= Goal =
Report every line from the material that contains the word "TikZ".

= Records to use =
·····
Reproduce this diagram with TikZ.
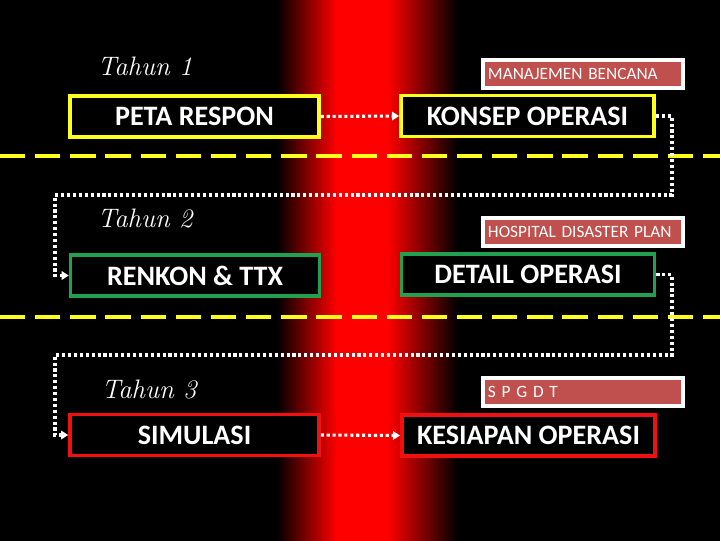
·····
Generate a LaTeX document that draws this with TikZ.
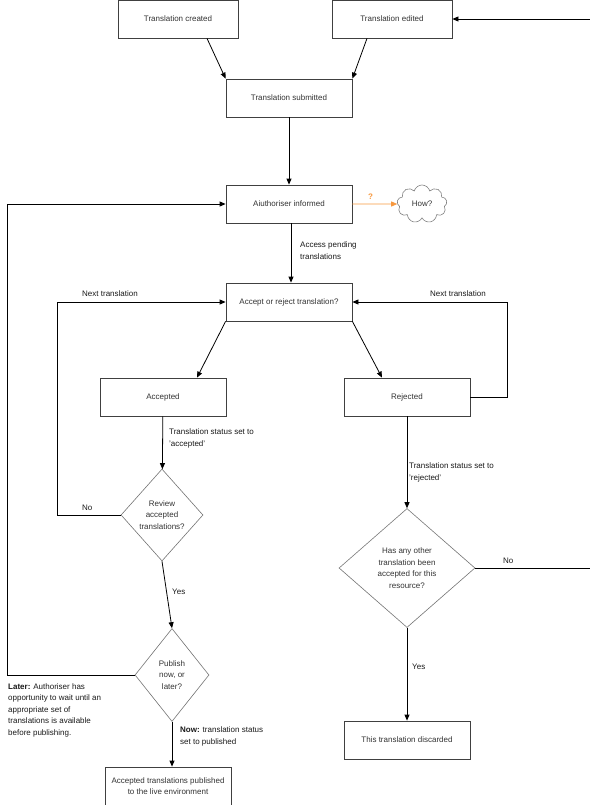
·····
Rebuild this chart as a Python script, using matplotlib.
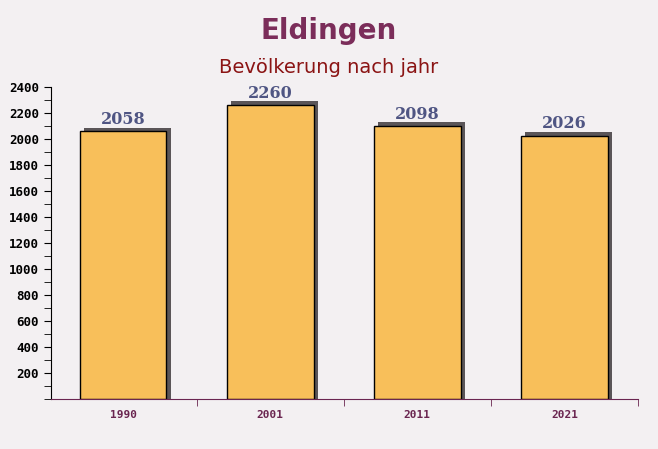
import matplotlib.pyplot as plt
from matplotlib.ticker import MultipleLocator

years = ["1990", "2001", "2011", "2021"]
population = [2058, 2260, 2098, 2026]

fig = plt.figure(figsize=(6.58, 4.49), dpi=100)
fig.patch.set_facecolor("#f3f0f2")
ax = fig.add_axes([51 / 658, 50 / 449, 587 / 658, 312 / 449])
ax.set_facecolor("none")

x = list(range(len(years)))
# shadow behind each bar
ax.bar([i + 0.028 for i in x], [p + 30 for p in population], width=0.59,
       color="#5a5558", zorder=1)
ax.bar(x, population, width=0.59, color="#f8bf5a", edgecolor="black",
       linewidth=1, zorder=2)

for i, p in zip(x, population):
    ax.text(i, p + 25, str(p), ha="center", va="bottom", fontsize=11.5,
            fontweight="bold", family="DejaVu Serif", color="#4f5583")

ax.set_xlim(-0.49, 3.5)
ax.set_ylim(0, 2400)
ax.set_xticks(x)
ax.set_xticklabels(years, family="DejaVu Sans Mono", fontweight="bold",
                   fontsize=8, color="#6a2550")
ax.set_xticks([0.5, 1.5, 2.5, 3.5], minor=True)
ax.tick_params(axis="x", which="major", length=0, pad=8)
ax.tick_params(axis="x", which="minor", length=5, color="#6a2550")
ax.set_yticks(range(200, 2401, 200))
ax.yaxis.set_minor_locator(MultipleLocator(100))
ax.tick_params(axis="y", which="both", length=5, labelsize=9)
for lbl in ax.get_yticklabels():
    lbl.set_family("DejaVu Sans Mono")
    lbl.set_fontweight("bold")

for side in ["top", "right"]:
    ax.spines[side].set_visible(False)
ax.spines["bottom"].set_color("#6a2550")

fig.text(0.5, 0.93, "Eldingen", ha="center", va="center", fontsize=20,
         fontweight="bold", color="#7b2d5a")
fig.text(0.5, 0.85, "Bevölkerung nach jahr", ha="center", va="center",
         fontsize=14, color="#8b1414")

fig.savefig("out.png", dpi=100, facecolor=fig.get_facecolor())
·····
= Output for this task =
Reproduce this diagram with TikZ.
Generate a LaTeX document that draws this with TikZ.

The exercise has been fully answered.